Coats did not exactly storm his way to the nomination, winning it with 39 percent of the vote in a five-person contest, but he retains some valuable assets — including his long relationship with Indiana voters.  Coats won five House races and two Senate races from 1980 to 1992.

“Name recognition is job one for candidates, and Dan Coats definitely has that in Indiana,” said political scientist Robert Dion at the University of Evansville. “By definition, Dan Coats knows how to run for statewide office in Indiana and win.”

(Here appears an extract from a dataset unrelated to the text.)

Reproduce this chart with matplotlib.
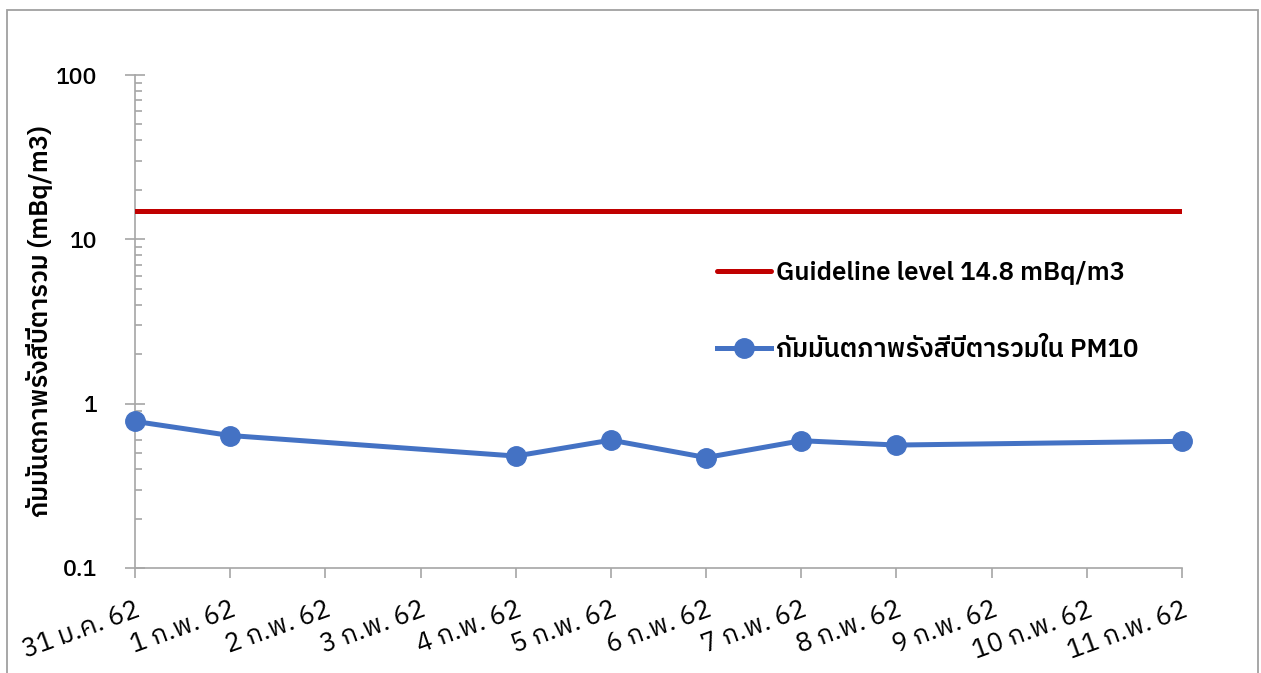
import matplotlib
matplotlib.use("Agg")
import matplotlib.pyplot as plt
from matplotlib.patches import Rectangle

# ---- data ----
date_labels = ['31 ม.ค. 62', '1 ก.พ. 62', '2 ก.พ. 62', '3 ก.พ. 62', '4 ก.พ. 62',
               '5 ก.พ. 62', '6 ก.พ. 62', '7 ก.พ. 62', '8 ก.พ. 62', '9 ก.พ. 62',
               '10 ก.พ. 62', '11 ก.พ. 62']
measured_idx = [0, 1, 4, 5, 6, 7, 8, 11]
beta_values = [0.78, 0.64, 0.48, 0.60, 0.47, 0.595, 0.56, 0.59]
guideline_value = 14.8
guideline_label = 'Guideline level 14.8 mBq/m3'
series_label = 'กัมมันตภาพรังสีบีตารวมใน PM10'
y_label = 'กัมมันตภาพรังสีบีตารวม (mBq/m3)'
y_ticks = [0.1, 1, 10, 100]
y_ticklabels = ['0.1', '1', '10', '100']

FONT = ['IBM Plex Sans Thai', 'Noto Sans Thai', 'DejaVu Sans']
plt.rcParams['font.family'] = FONT

W, H = 1261, 673
fig = plt.figure(figsize=(W / 100, H / 100), dpi=100)
ax = fig.add_axes([135 / W, 1 - 568 / H, (1182 - 135) / W, (568 - 75) / H])

x_all = list(range(len(date_labels)))
ax.plot(x_all, [guideline_value] * len(x_all), color='#C00000', lw=3.6,
        solid_capstyle='round', label=guideline_label, zorder=3)
ax.plot(measured_idx, beta_values, color='#4472C4', lw=3.6, marker='o',
        markersize=14, label=series_label, zorder=4, solid_joinstyle='round',
        clip_on=False)

ax.set_yscale('log')
ax.set_ylim(0.1, 100)
ax.set_xlim(0, len(date_labels) - 1)

ax.set_yticks(y_ticks)
ax.set_yticklabels(y_ticklabels, fontsize=16.5, fontweight='medium')
ax.set_xticks(x_all)
ax.set_xticklabels(date_labels, fontsize=19, rotation=20, ha='right',
                   va='top', rotation_mode='anchor')

gray = '#A6A6A6'
for s in ['top', 'right']:
    ax.spines[s].set_visible(False)
for s in ['left', 'bottom']:
    ax.spines[s].set_color(gray)
    ax.spines[s].set_linewidth(1.2)

ax.tick_params(axis='y', which='major', direction='inout', length=14, width=1.2,
               color=gray, pad=20)
ax.tick_params(axis='y', which='minor', direction='in', length=5, width=1.2,
               color=gray)
ax.tick_params(axis='x', which='major', direction='out', length=7, width=1.2,
               color=gray, pad=14)
ax.tick_params(axis='x', which='minor', bottom=False)

ax.set_ylabel(y_label, fontsize=18.5, fontweight='semibold')
ax.yaxis.set_label_coords(-0.078, 0.5)

leg = ax.legend(loc='upper left', bbox_to_anchor=(717 / W, 1 - 261 / H),
                bbox_transform=fig.transFigure, frameon=False,
                prop={'weight': 'semibold', 'size': 18.5, 'family': FONT},
                handlelength=2.1, handletextpad=0.2, labelspacing=2.05,
                borderpad=0, borderaxespad=0)

fig.patches.append(Rectangle((7 / W, -0.02), (1258 - 7) / W, 1 - 10 / H + 0.02,
                             transform=fig.transFigure, fill=False,
                             edgecolor='#A0A0A0', lw=1.3, zorder=0))

fig.savefig('out.png', dpi=100)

And despite a competitive primary, November's contest will be between Republicans and Democats.  Indiana Tea Party activist Tom Grimes, who preferred another candidate in the primary, said, “We’re ticked at the people from Washington who sent Coats here” to run for the seat.  But while Coats wasn’t the Tea Party activists’ first choice, he’ll suffice.

“The only purpose we have is to turn every ‘D’ into an ‘R,’” said Grimes.